А в базуновской прозе? «Прогулки-фантазии» едва ли не превалируют над остальным текстом; духоподъемная роль вертикали (хотя бы и заштатной заводской трубы перед окнами на канале) здесь более чем очевидна; в «Тополе» описание «несравненных весенних дней поздней осени» заставляет задуматься над «тайной великой протекающей смены» в природе; а море, морское как стихия служит и реальной и символической ареной душевных переживаний и духовных метаний базуновского «внутреннего человека». Сам того не ведая, Базунов угадывает пароли Петербургского текста, и его проза проверку по признакам и критериям этого текста, вне всяких сомнений, выдерживает.
Не перечисляя всех соответствий и «тонкостей», нужно сказать о главном — о максималистской смысловой установке Петербургского текста: «самоопределении человека по отношению к истине, и значит, его бытийственном векторе». Самоопределение это предполагает «путь к нравственному спасению, к духовному возрождению, когда жизнь гибнет в царстве смерти, а ложь и зло торжествуют над истиной и добром». В Петербургском тексте со времен Достоевского, акцентирует Топоров, утвердилась «стихия безотчетного страха, носителем которой был сам город, точнее — нечто тайное, незримо в нем присутствующее», не тот страх, что вызывают «зрелище человеческого страдания», стихийные бедствия или социальные катаклизмы, а «страх как таковой, в его чистом виде». Ощущение такого иррационального страха ведомо и базуновскому «внутреннему человеку», даже если этот «большой» беспричинный страх прикрывается «малым» страхом: будь то страх человека, спускающегося в «свой ад» и терзаемого «самим собой звероподобным», или страх «морских снов», или страх перед отражением в хищных зеркалах…

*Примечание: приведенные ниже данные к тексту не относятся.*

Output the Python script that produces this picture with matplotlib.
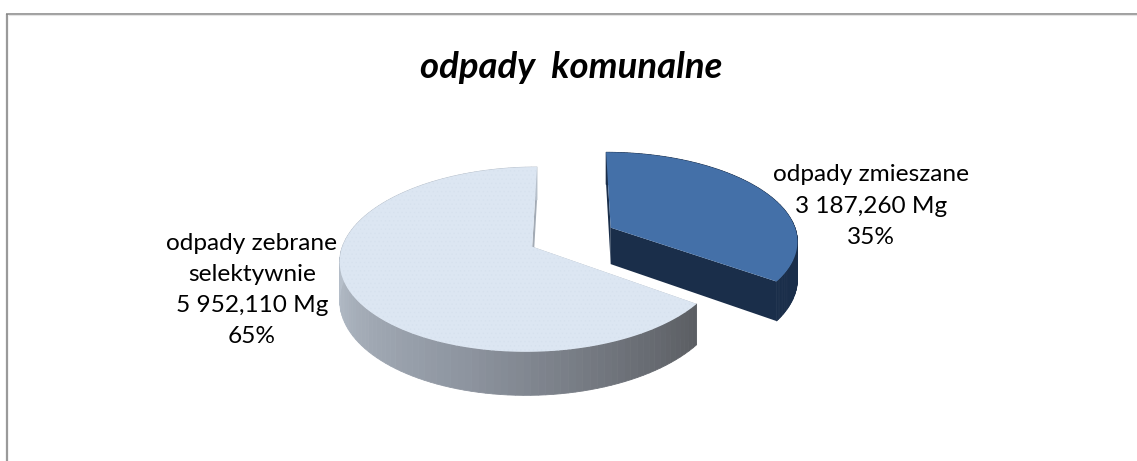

Как уже говорилось, базуновского повествователя гнетет и страх тесноты его «жилища-узилища» — та самая теснота и скученность, которая в Петербургском тексте, по мнению Топорова, служит для выражения «некоторых метафизических реальностей». В противовес тесноте жажда полета наделяет человека ощущением простора, духовным дальновидением, чему на более глубоком внутреннем уровне соответствует «счастливый выход» — вера как «знак свершившегося прорыва в „космологическое“, почти совпадающее в данном случае с пространством свободы».
Принадлежность базуновской прозы к Петербургскому тексту позволяет по достоинству оценить ее художественный потенциал и подтверждает специфическую актуальность духовных поисков писателя. Петербургский текст, что называется, берет Базунова под свое крыло и признает своим. Грозное провидческое звучание Петербургского текста невольно накладывается на базуновские страницы. «Петербургский текст — мощное полифоническое резонансное пространство, в вибрациях которого уже давно слышатся тревожные синкопы русской истории и леденящие душу „злые“ шумы времени. Значит, этот великий текст не только „напоминал“ о своем городе, а через него и обо всей России, но и предупреждал об опасности, и мы не можем не надеяться, по крайней мере, не предполагать, — резюмирует Топоров, — что у него есть еще спасительная функция, знамения которой были явлены уже не раз за последние без малого два века. Поэтому-то, вслушиваясь в эти вибрации, мы чаем услышать некую гармоническую ноту, в которой мы опо-знали бы намек на какой-то спасительный ресурс и наконец-то сами сделали бы свой подлинный и благой выбор».
Чаял услышать эту гармоническую ноту и Олег Базунов. Не теряя спасительной надежды и стремясь донести звучание этой ноты до читателя.